The Bataan Death March didn’t have a webpage or a sellout event with a waiting list. There was no celebration at the end. Soldiers died before the march, during the march, and after.
Go too slow and you find helpful inspiration from the tip of a bayonet bloodied from the last person it poked; fall down and a truck might swerve to run over you, which in no way indicts bad drivers, just the sadistic ones running over exhausted POWs in the Philippines.
The Spartan Death Race won’t have men on horseback taking practice swings at your neck with their samurai swords. But you will get a forty eight hour race with a dropout rate of 90%. Finish that and you are somebody special, one in ten.
They say it best. From spartanrace.com:
This is highest level of Spartan Challenge. The Spartan Death Race is designed to present you with the totally unexpected, and the totally insane! Traditional physical challenges will make giving birth look like a walk in the park. This endurance race is comprised of mud runs, obstacle racing, trail racing, physical challenges and mental challenges all in a +48 hour adventure race. 90% of you will not complete this endurance race. Please only consider this adventure style race if you have lived a full life to date.
You can make a similar numerical claim for the 76,000 on the Bataan Death March. The end is the big difference maker. Finishers got three and a half more years of war-time Japanese hospitality. For their effort, the administrators of the Bataan Death March were tried as war criminals and executed.
Maybe the thirst for adventure races goes deeper. In 1830 the Trail of Tears opened from southeastern America to present day Oklahoma. The participants were often barefoot, poorly clothed, and going out in winter without food. To stay warm they received disease-ridden blankets.
Alexis de Tocqueville was no sportswriter, but he filed this report:
“In the whole scene there was an air of ruin and destruction, something which betrayed a final and irrevocable adieu; one couldn’t watch without feeling one’s heart wrung. The Indians were tranquil, but sombre and taciturn. There was one who could speak English and of whom I asked why the Chactas were leaving their country. “To be free,” he answered, could never get any other reason out of him.
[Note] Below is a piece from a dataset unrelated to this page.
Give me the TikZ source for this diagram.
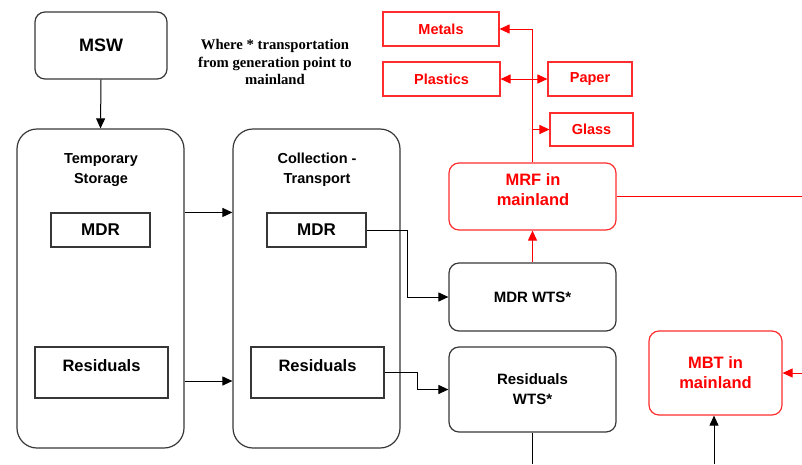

We … watch the expulsion … of one of the most celebrated and ancient American peoples.”
Stress and strain builds character, the same way marketing guru Seth Godin says honesty and dependability builds trust.
Trust and character.
If doing the Spartan Death Race helps build trust and character, then it’s hard to complain, but don’t confuse the characteristics in those racers with marchers under the gun. For them, trust and character was the true grit in a soul tested beyond humanity.
If Adventure Races put a little of that into the contestants, then they start to make more sense.